### What is needed
Copy each line of the data below exactly, leaving out pictures.

### Given records
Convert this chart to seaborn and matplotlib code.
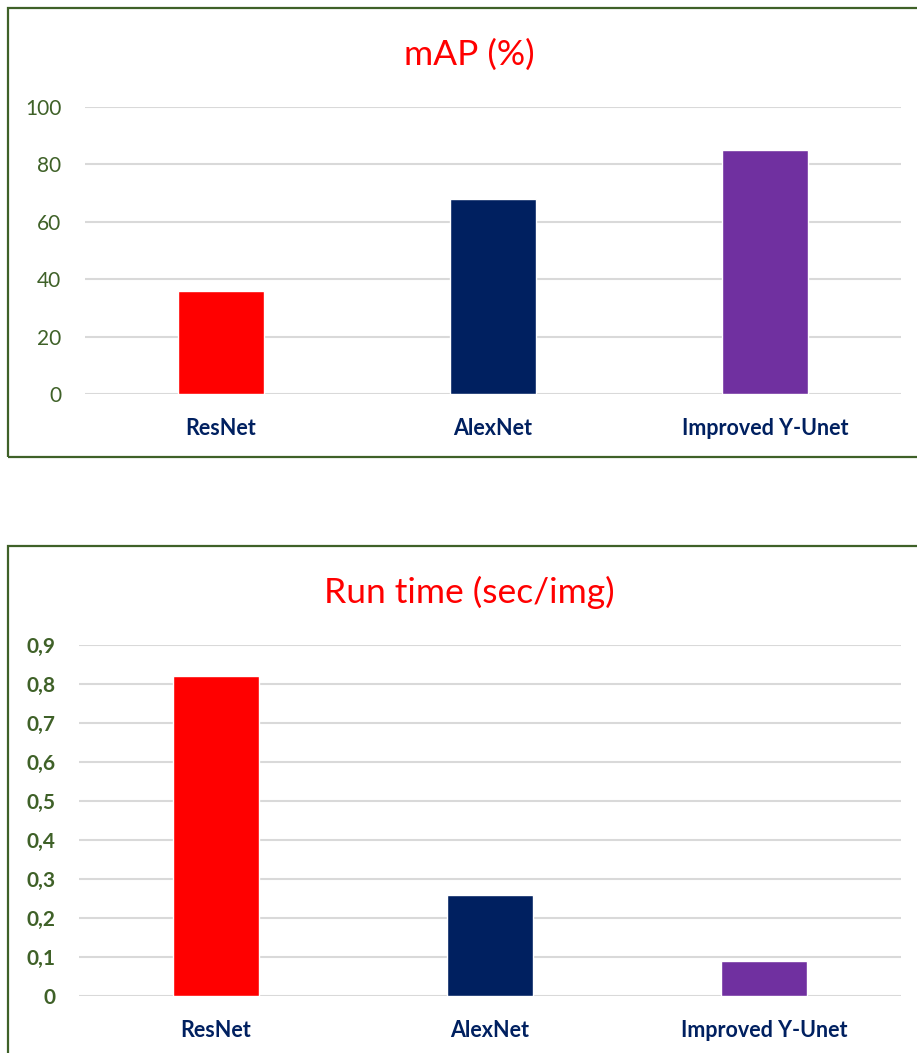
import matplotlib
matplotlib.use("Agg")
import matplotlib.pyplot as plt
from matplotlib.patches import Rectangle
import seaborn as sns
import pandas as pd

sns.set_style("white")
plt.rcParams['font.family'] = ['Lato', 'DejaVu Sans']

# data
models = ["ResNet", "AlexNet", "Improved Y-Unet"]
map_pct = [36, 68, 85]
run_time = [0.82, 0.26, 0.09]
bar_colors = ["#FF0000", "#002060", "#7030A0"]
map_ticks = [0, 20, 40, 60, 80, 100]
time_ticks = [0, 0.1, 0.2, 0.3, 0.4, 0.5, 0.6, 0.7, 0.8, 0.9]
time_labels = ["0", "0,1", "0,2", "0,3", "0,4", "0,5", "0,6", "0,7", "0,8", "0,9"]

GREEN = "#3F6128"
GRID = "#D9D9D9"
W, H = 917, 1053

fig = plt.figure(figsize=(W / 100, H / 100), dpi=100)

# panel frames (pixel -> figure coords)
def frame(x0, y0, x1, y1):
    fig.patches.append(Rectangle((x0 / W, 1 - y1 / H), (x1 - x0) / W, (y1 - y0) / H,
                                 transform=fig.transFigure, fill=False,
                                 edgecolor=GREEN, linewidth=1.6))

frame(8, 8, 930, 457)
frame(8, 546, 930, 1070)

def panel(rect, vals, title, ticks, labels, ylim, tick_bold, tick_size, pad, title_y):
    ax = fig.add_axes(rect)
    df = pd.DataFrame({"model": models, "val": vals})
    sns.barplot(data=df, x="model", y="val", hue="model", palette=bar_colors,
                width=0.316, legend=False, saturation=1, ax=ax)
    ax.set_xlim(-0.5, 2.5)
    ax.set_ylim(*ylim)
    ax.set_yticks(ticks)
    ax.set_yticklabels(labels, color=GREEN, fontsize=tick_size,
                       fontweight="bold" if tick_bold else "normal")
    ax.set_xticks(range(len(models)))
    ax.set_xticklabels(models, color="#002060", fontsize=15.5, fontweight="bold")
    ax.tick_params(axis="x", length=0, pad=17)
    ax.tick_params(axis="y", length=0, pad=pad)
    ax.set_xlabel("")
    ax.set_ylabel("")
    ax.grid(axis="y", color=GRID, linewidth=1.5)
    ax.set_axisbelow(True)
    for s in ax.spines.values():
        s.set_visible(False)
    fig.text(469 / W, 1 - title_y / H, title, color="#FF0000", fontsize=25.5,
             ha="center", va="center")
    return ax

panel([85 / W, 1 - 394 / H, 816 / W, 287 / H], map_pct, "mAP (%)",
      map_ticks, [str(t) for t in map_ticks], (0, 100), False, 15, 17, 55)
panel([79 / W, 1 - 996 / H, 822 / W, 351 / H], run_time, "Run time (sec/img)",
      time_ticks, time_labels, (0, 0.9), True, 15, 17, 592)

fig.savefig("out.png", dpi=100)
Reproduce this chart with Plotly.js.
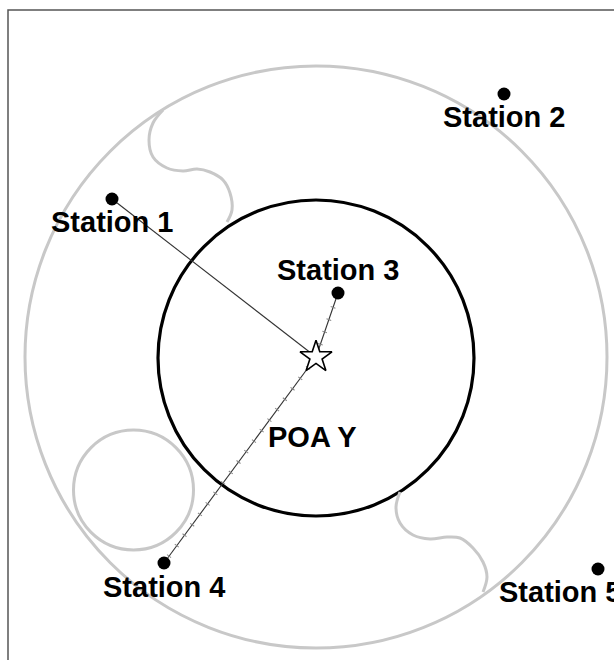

### Complete output
Convert this chart to seaborn and matplotlib code.
import matplotlib
matplotlib.use("Agg")
import matplotlib.pyplot as plt
from matplotlib.patches import Rectangle
import seaborn as sns
import pandas as pd

sns.set_style("white")
plt.rcParams['font.family'] = ['Lato', 'DejaVu Sans']

# data
models = ["ResNet", "AlexNet", "Improved Y-Unet"]
map_pct = [36, 68, 85]
run_time = [0.82, 0.26, 0.09]
bar_colors = ["#FF0000", "#002060", "#7030A0"]
map_ticks = [0, 20, 40, 60, 80, 100]
time_ticks = [0, 0.1, 0.2, 0.3, 0.4, 0.5, 0.6, 0.7, 0.8, 0.9]
time_labels = ["0", "0,1", "0,2", "0,3", "0,4", "0,5", "0,6", "0,7", "0,8", "0,9"]

GREEN = "#3F6128"
GRID = "#D9D9D9"
W, H = 917, 1053

fig = plt.figure(figsize=(W / 100, H / 100), dpi=100)

# panel frames (pixel -> figure coords)
def frame(x0, y0, x1, y1):
    fig.patches.append(Rectangle((x0 / W, 1 - y1 / H), (x1 - x0) / W, (y1 - y0) / H,
                                 transform=fig.transFigure, fill=False,
                                 edgecolor=GREEN, linewidth=1.6))

frame(8, 8, 930, 457)
frame(8, 546, 930, 1070)

def panel(rect, vals, title, ticks, labels, ylim, tick_bold, tick_size, pad, title_y):
    ax = fig.add_axes(rect)
    df = pd.DataFrame({"model": models, "val": vals})
    sns.barplot(data=df, x="model", y="val", hue="model", palette=bar_colors,
                width=0.316, legend=False, saturation=1, ax=ax)
    ax.set_xlim(-0.5, 2.5)
    ax.set_ylim(*ylim)
    ax.set_yticks(ticks)
    ax.set_yticklabels(labels, color=GREEN, fontsize=tick_size,
                       fontweight="bold" if tick_bold else "normal")
    ax.set_xticks(range(len(models)))
    ax.set_xticklabels(models, color="#002060", fontsize=15.5, fontweight="bold")
    ax.tick_params(axis="x", length=0, pad=17)
    ax.tick_params(axis="y", length=0, pad=pad)
    ax.set_xlabel("")
    ax.set_ylabel("")
    ax.grid(axis="y", color=GRID, linewidth=1.5)
    ax.set_axisbelow(True)
    for s in ax.spines.values():
        s.set_visible(False)
    fig.text(469 / W, 1 - title_y / H, title, color="#FF0000", fontsize=25.5,
             ha="center", va="center")
    return ax

panel([85 / W, 1 - 394 / H, 816 / W, 287 / H], map_pct, "mAP (%)",
      map_ticks, [str(t) for t in map_ticks], (0, 100), False, 15, 17, 55)
panel([79 / W, 1 - 996 / H, 822 / W, 351 / H], run_time, "Run time (sec/img)",
      time_ticks, time_labels, (0, 0.9), True, 15, 17, 592)

fig.savefig("out.png", dpi=100)
Reproduce this chart with Plotly.js.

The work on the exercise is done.